Среди нас не нашлось ни одного бергсонианца, и мы радушно предоставили гостю расправляться как ему угодно с вездесущим призраком, который был для Маринетти тем более нестерпим, что он не мог объявить себя его противником.
– Интуиция! – продолжал кипятиться Маринетти. – Кто сказал, что между интуицией и рассудочным восприятием можно провести резкую грань? Я этого никогда не утверждал! Напротив, относительность обоих состояний, взаимно перекрещивающихся на каждом шагу, для меня вещь бесспорная. Та идеальная поэзия, о которой нам в настоящее время позволено только мечтать и которая явится не чем иным, как непрерывной цепью «аналогий второго порядка», действительно будет вполне иррациональной. Но для этого надо преодолеть еще многое: изгнать из литературы всякую психологию, заменить ее лирической одержимостью веществом...

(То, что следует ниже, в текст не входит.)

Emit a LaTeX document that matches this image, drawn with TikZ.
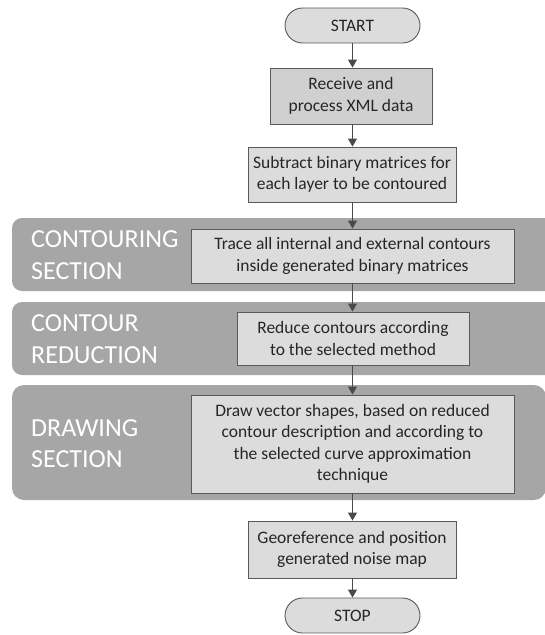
\documentclass[tikz,border=0pt]{standalone}
\usepackage{fontspec}
\setmainfont{Carlito}
\usetikzlibrary{arrows.meta,shapes.misc}
\definecolor{bandgray}{HTML}{A6A6A6}
\definecolor{boxfill}{HTML}{DCDCDC}
\definecolor{boxfilldark}{HTML}{D0D0D0}
\definecolor{edgegray}{HTML}{5A5A5A}
\definecolor{arrowgray}{HTML}{4A4A4A}
\tikzset{
  procbox/.style={draw=edgegray, line width=0.9pt, fill=boxfill, align=center,
    inner sep=0pt, font=\fontsize{17.5}{21.5}\selectfont, text=black!85},
  termbox/.style={procbox, rounded rectangle, minimum width=135pt, minimum height=35pt},
  bandlabel/.style={anchor=base west, inner sep=0pt, text=white,
    font=\fontsize{26}{32}\selectfont},
  flow/.style={draw=arrowgray, line width=0.9pt, -{Triangle[width=9pt,length=8pt]}},
}
\begin{document}
\begin{tikzpicture}[x=1pt,y=-1pt]
\useasboundingbox (0,0) rectangle (545,635);
\clip (0,0) rectangle (545,635);
% bands
\fill[bandgray, rounded corners=10pt] (12,218) rectangle (570,291);
\fill[bandgray, rounded corners=10pt] (12,302) rectangle (570,375);
\fill[bandgray, rounded corners=12pt] (12,385) rectangle (546,500);
\node[bandlabel] (l1a) at (31,247) {CONTOURING};
\node[bandlabel] (l1b) at (31,279) {SECTION};
\node[bandlabel] (l2a) at (31,331) {CONTOUR};
\node[bandlabel] (l2b) at (31,363) {REDUCTION};
\node[bandlabel] (l3a) at (31,436) {DRAWING};
\node[bandlabel] (l3b) at (31,467) {SECTION};
% nodes
\node[termbox] (start) at (352.5,25.5) {START};
\node[procbox, fill=boxfilldark, minimum width=162pt, minimum height=56pt] (recv) at (351,96)
  {Receive and\\process XML data};
\node[procbox, minimum width=208pt, minimum height=55pt] (sub) at (352,174.5)
  {Subtract binary matrices for\\each layer to be contoured};
\node[procbox, minimum width=323pt, minimum height=54pt] (trace) at (352.5,256)
  {Trace all internal and external contours\\inside generated binary matrices};
\node[procbox, minimum width=232pt, minimum height=53pt] (reduce) at (353,338.5)
  {Reduce contours according\\to the selected method};
\node[procbox, minimum width=323pt, minimum height=98pt] (drawv) at (352.5,444)
  {Draw vector shapes, based on reduced\\contour description and according to\\the selected curve approximation\\technique};
\node[procbox, minimum width=208pt, minimum height=57pt] (geo) at (352,549.5)
  {Georeference and position\\generated noise map};
\node[termbox] (stop) at (352.5,615.5) {STOP};
% connectors
\draw[flow] (start.south) -- (start.south |- recv.north);
\draw[flow] (recv.south -| start.south) -- (start.south |- sub.north);
\draw[flow] (sub.south -| start.south) -- (start.south |- trace.north);
\draw[flow] (trace.south -| start.south) -- (start.south |- reduce.north);
\draw[flow] (reduce.south -| start.south) -- (start.south |- drawv.north);
\draw[flow] (drawv.south -| start.south) -- (start.south |- geo.north);
\draw[flow] (geo.south -| start.south) -- (stop.north);
\end{tikzpicture}
\end{document}
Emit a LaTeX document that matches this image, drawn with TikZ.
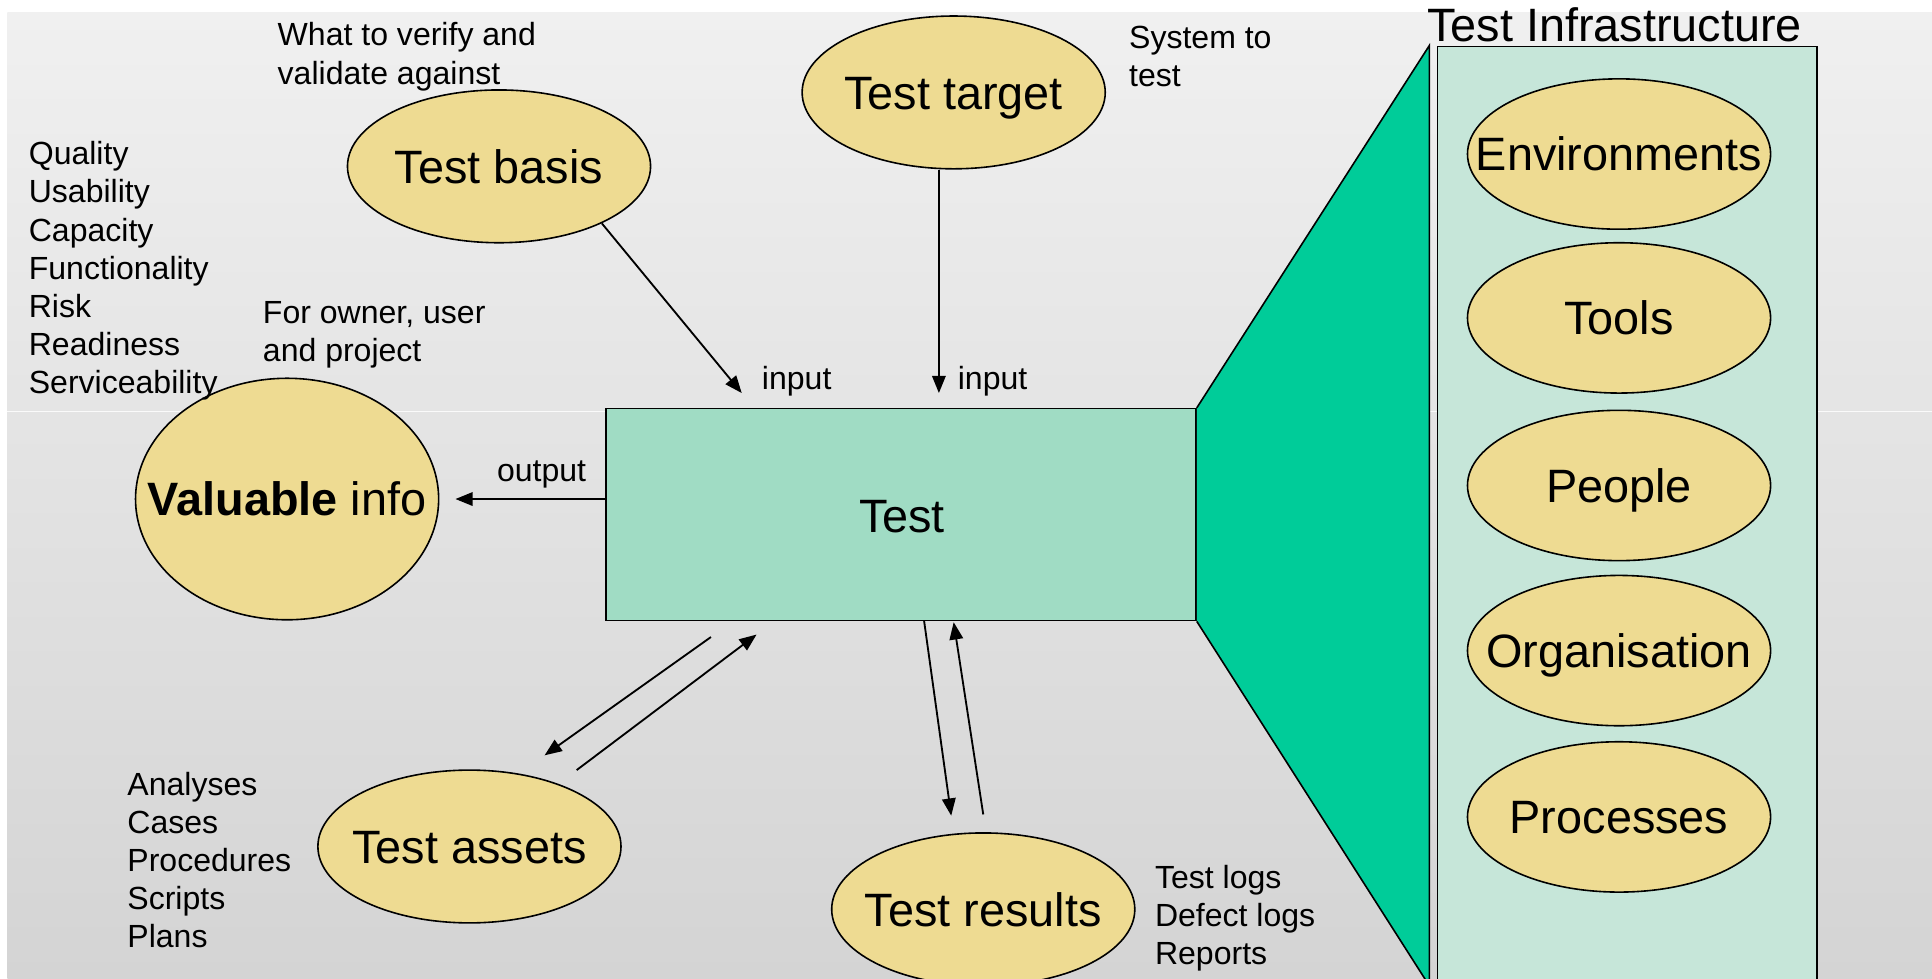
\documentclass[tikz,border=0pt]{standalone}
\usepackage{fontspec}
\setmainfont{Liberation Sans}
\usetikzlibrary{arrows.meta,calc,shapes.geometric}
\definecolor{bgtop}{HTML}{F0F0F0}
\definecolor{bgbot}{HTML}{D4D4D4}
\definecolor{ellfill}{HTML}{EEDB92}
\definecolor{boxfill}{HTML}{A0DCC4}
\definecolor{panelfill}{HTML}{C6E6D9}
\definecolor{trapgreen}{HTML}{00CC99}
\begin{document}
\begin{tikzpicture}[x=0.5pt,y=-0.5pt,
  smalltxt/.style={font=\fontsize{13}{15.5}\selectfont, inner sep=0pt, align=left},
  bigtxt/.style={font=\fontsize{19}{22}\selectfont},
  bubble/.style={ellipse, draw=black, line width=0.65pt, fill=ellfill, inner sep=0pt,
    text height=15pt, text depth=1.4pt,
    minimum width=123pt, minimum height=62pt, font=\fontsize{19}{22}\selectfont},
  arr/.style={line width=0.75pt, -{Triangle[length=7pt,width=5.5pt]}},
  edgeline/.style={line width=0.65pt, draw=black}]
\useasboundingbox (0,0) rectangle (1568,794);
\fill[white] (0,0) rectangle (1568,794);
\shade[top color=bgtop, bottom color=bgbot] (6,10) rectangle (1568,794);
\draw[white!70!bgtop, line width=0.5pt] (6,334) -- (1568,334);

% green trapezoid and test box
\node[draw=black, line width=0.65pt, fill=boxfill, minimum width=239.5pt, minimum height=86pt,
  anchor=north west, inner sep=0pt] (test) at (491,331) {};
\node[bigtxt, inner sep=0pt] (testlbl) at (732,419) {Test};
\coordinate (trapTop) at (1160,37);
\coordinate (trapBot) at (1160,800);
\fill[trapgreen] (test.north east) -- (trapTop) -- (trapBot) -- (test.south east) -- cycle;
\draw[edgeline] (test.north east) -- (trapTop) -- (trapBot);
\draw[edgeline] (test.south east) -- (trapBot);

% infrastructure panel
\node[draw=black, line width=0.65pt, fill=panelfill, minimum width=154pt, minimum height=385pt,
  anchor=north west, inner sep=0pt] (infra) at (1166,37) {};
\node[bigtxt, anchor=base west, inner sep=0pt] (infratitle) at (1158,34) {Test Infrastructure};
\node[bubble, minimum height=61pt] (env) at (1314,125) {\makebox[0pt]{Environments}};
\node[bubble, minimum height=61pt] (tools) at (1314,258) {\makebox[0pt]{Tools}};
\node[bubble, minimum height=61pt] (people) at (1314,394) {\makebox[0pt]{People}};
\node[bubble, minimum height=61pt] (org) at (1314,528) {\makebox[0pt]{Organisation}};
\node[bubble, minimum height=61pt] (proc) at (1314,663) {\makebox[0pt]{Processes}};

% main bubbles
\node[bubble] (tbasis) at (405,135) {\makebox[0pt]{Test basis}};
\node[bubble] (ttarget) at (774,75) {\makebox[0pt]{Test target}};
\node[bubble, minimum height=98pt] (vinfo) at (233,405) {\makebox[0pt]{\textbf{Valuable} info}};
\node[bubble] (tassets) at (381,687) {\makebox[0pt]{Test assets}};
\node[bubble] (tresults) at (798,738) {\makebox[0pt]{Test results}};

% annotations
\node[smalltxt, anchor=west] (whatto) at (225,46) {What to verify and\\validate against};
\node[smalltxt, anchor=west] (systo) at (916,46) {System to\\test};
\node[smalltxt, anchor=west] (qual) at (23,220) {Quality\\Usability\\Capacity\\Functionality\\Risk\\Readiness\\Serviceability};
\node[smalltxt, anchor=west] (forowner) at (213,272) {For owner, user\\and project};
\node[smalltxt, anchor=west] (in1) at (618,309) {input};
\node[smalltxt, anchor=west] (in2) at (777,309) {input};
\node[smalltxt, anchor=west] (outlbl) at (403,385) {output};
\node[smalltxt, anchor=west] (assetlist) at (103,698) {Analyses\\Cases\\Procedures\\Scripts\\Plans};
\node[smalltxt, anchor=west] (reslist) at (937,745) {Test logs\\Defect logs\\Reports};

% connectors
\coordinate (inA) at (602,319);
\coordinate (inB) at (762,319);
\draw[arr] (tbasis.-29) -- (inA);
\draw[arr] (ttarget.south -| inB) -- (inB);
\draw[arr] (test.west |- vinfo) -- ($(vinfo.east)+(13,0)$);
\coordinate (asOutS) at (577,517);
\coordinate (asOutE) at (442,613);
\coordinate (asInS) at (468,625);
\coordinate (asInE) at (614,515);
\draw[arr] (asOutS) -- (asOutE);
\draw[arr] (asInS) -- (asInE);
\coordinate (rsOutS) at (750,504);
\coordinate (rsOutE) at (772,662);
\coordinate (rsInS) at (798,661);
\coordinate (rsInE) at (774,505);
\draw[arr] (rsOutS) -- (rsOutE);
\draw[arr] (rsInS) -- (rsInE);
\end{tikzpicture}
\end{document}
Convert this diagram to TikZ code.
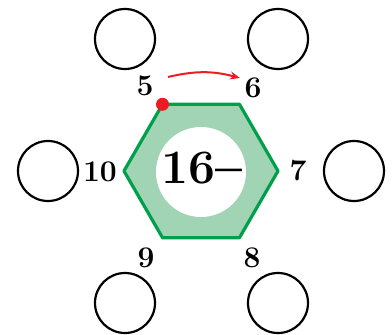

– Вы говорите: одержимость веществом! – сел я на свой тогдашний конек. – Но если это не поэтическая метафора, вы должны сознаться, что в этом отношении приоритет принадлежит нам, тем, кого вы считаете азиатами... Одной одержимости веществом мало. Для претворения ее в произведение искусства требуется прежде всего наличие чувства материала... Но именно этого на Западе нет: Запад материала, как органической субстанции искусства, не чувствует. Это можно подтвердить десятками примеров; за последние сорок лет их не оберешься.
– Однако раскрепощение живописи у вас, в России, началось под влиянием французов...
– Мы противопоставляем Западу не Россию, а весь Восток, которого мы являемся только частью... Неужели вы забыли о том времени, когда имена Хокусаи и Утамаро были в Париже не менее популярны, чем имена Клода Монэ или Ренуара? А пуэнтель? Ее обычно рассматривают как дочь импрессионистской «запятой» и как внучку широкого мазка Делакруа. Но разве не ближе она к мозаике, которая заключает в себе все свойства пуэнтели – включительно до вибрации света, достигаемой при помощи золотых пластинок? Недаром же на Западе пуэнтелизм в лице Синьяка уперся в тупик, а у нас, в России, пуэнтель продолжала свою жизнь органической клетки, дробясь, ширясь и превращаясь в витражи Владимира Бурлюка. Видели вы картины Якулова? Знаете ли вы, что его вращающийся солнечный диск на год старше делонеевского симюльтанэ?